Android is a fairly large project itself consisting of the Kernel (which has got its own custom build system) and a ton of different components. From what I understand, for NDK projects, Bazel is moving towards "the one sane way to do things", it will just take time, this stuff doesn't happen overnight. For non-NDK (pure Java or Kotlin) projects, there's not really a point.
Chromium is a bit of a special snowflake and predates Bazel's Windows support, and a codebase the size of Chromium would take a long time to migrate--but it looks like it's heading in that direction. From what I can see in the revisions to the Chromium build system, it seems that it's massive custom build system is moving towards Bazel by leaps and bounds. It's already structured like a Bazel project and uses much of the same terminology, I wouldn't be surprised if a few hundred Bazel scripts appear overnight in Chrome, because it looks like much of the groundwork has been done.
Most open-sourced Google projects use Bazel now. Of course, projects like Android and Chrome have been around for a long time and have invested in their build systems, so any change will take years.
Android and Chrome also both use git for version control. Take that how you will, but I don't think it's an indictment of Piper (https://research.google/pubs/pub45424/)
The speed and responsiveness is there, but the price is a tricky management of background daemon and aggressive memory prefetch and caching which may be a bit heavy on memory resources (which is then less available to the compiler processes). This works out well when you run the Bazel daemon locally and distribute the work to a remote build farm, but less when you're building a project like LLVM on your laptop.
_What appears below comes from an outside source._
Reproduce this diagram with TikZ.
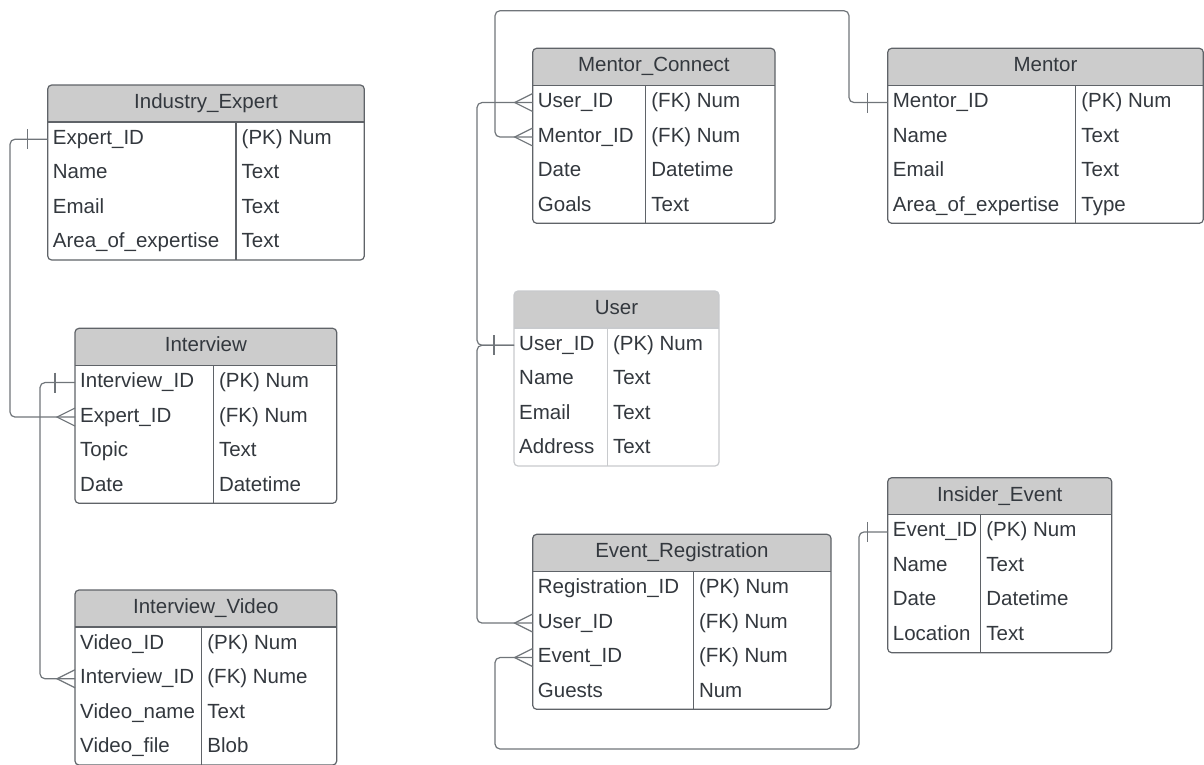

To build Bazel from source in an environment where you don't want to use any Internet binaries, you need a Java built from source. Needing a Java is painful. You also need a Bazel to build Bazel.
And Bazel's build system itself IIRC wants to download stuff from the Internet on build - which can be pre-fetched, but distro maintainers still don't like having to deal with taht.
As far as implementation languages go, Java is mature, extremely stable, doesn't suffer from the quirks and foibles of older languages like C++, and is slower-moving than some of the newer languages. I know I've complained about running Java services but I think it is a great choice for writing a build system.